After a contentious 86 days, the 2017 legislative session is officially over as the session gets mixed reviews.
“We started out by debating rules for 30 days—remember groundhogs day?” said Speaker Jim Scheer.
Throughout the session, senators passed a budget while the state faced a roughly billion dollar deficit.
Ultimately adding money to the prison system while cutting towards the university system and social services but ultimately per law, the budget had to be balanced.
Governor Pete Ricketts thanked the legislature for their efforts during a tough year, “We have been successful working together as two different branches, we have accomplished many of those things to be able to help us grow our state.”

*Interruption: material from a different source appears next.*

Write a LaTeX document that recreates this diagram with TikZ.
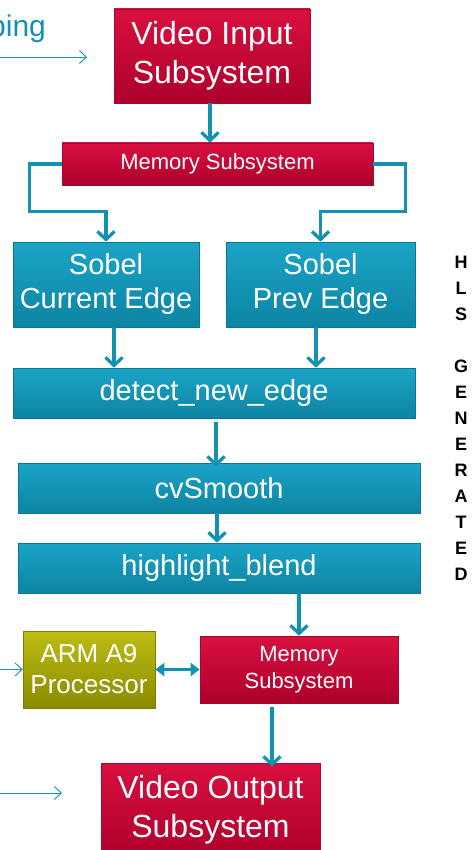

The legislature passed over 150 bills but the session didn’t end without a few final words from the outspoken Senator Ernie Chambers digging into the senators for upholding the governor’s vetoes, “The session was a virtual shambles, and i was very upset with the way things were done,” he said.
The session had some wins, on Tuesday the revenue committee advanced a bill to allow tax credits for school choice.
“Now the tough part starts, we’re going to get it to the floor and we’re going to win on this thing in 2018,” said Senator Bob Krist.
For others, the session didn’t provide enough property tax relief.
“I will introduce a constitutional amendment that will restrict the amount of property tax that go to entities that go to property tax,” said Sen. Steve Erdman.
Erdman said he’s looking for partners to fund the ballot drive for November of 2018. He's also wants input on what the rate should be.